No encuentro nada despreciable en lo feo siempre y cuando lo feo también me cuente algo. Me pasa también con muchas canciones o bandas, quizá la voz no sea la más bonita ni la más afinada, pero para esa persona es el vehículo de sus emociones; es una voz quizá más amarga, pero más sincera, y me llega más adentro que la de muchos otros con cristalinas voces de Disney. Me ocurre igual con muchos artistas y con el arte”.
Cuánta profundidad en esa sencilla reflexión llena de experiencia. Efectivamente, basta con pensar en Los horrores de Goya o en tantas fotografías de hechos terribles para advertir que nos dicen mucho y en ese sentido son también bellas, aunque resulten quizás horripilantes. La belleza no es el mundo edulcorado de Disney, atractivo para tantos niños. La esencia de la obra de arte −al menos para Charles S. Peirce y para mí− es el efecto que causa en quienes la contemplan. La esencia de la obra de arte −como la de todos los artefactos− no es algo que esté dentro de ella, sino fuera: es su finalidad. Si escribo un texto maravilloso y lo borro sin que nadie lo haya leído y ni siquiera yo mismo lo recuerde, no hay obra de arte. Si escribo un texto y por lo que sea −por falta de tiempo, de inspiración o de tema− me sale mal y a pesar de ello lo publico, estoy ensuciando el mundo; pero si en ese texto logro escribir hermosamente −quizá de cosas terribles, pero que emocionan a mis lectores− estoy ayudando a que el mundo sea un poco mejor.
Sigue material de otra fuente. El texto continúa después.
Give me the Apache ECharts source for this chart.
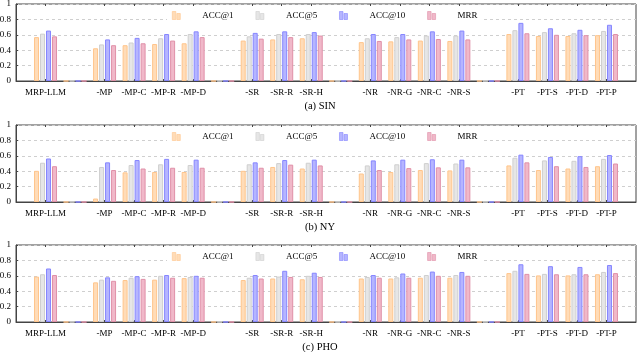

Dedico una parte importante de mi tiempo a corregir textos de mis alumnos de grado o de doctorandos. Casi siempre mi tarea consiste en pulir la redacción, advertir errores ortográficos, sugerir pequeñas mejoras o líneas de posibles desarrollos. A veces pienso que mi trabajo se parece en parte al de quienes se dedican a recoger plásticos y papeles abandonados en la naturaleza o a los padres cuidadosos que se pasan el día limpiando lo que sus hijos pequeños van ensuciando o desordenando.
En el pasado mes de julio pude estar en el manglar de Tanjung Piai, donde el bosque se adentra en el mar en el extremo más suroriental de Asia. Me impresionó el volumen de plásticos y basuras que el océano en sus grandes avenidas va depositando dentro del bosque convirtiéndolo en un vertedero de los desechos que los seres humanos irresponsablemente hemos ido tirando al mar. Lo que esa suciedad denuncia −lo que nos dice− es nuestro grave descuido del entorno natural. Me dio la impresión de que en la batalla de la fealdad contra la belleza podía terminar ganando la primera.
Por todo esto, pienso que merece la pena comprometerse a limpiar el mundo, y eso comienza por nuestra casa, por nuestras cosas y, por supuesto, por todos los espacios comunes, incluidos los textos que escribimos. Solo así, como me escribía el poeta, podremos encontrar mundos lo más limpios posibles.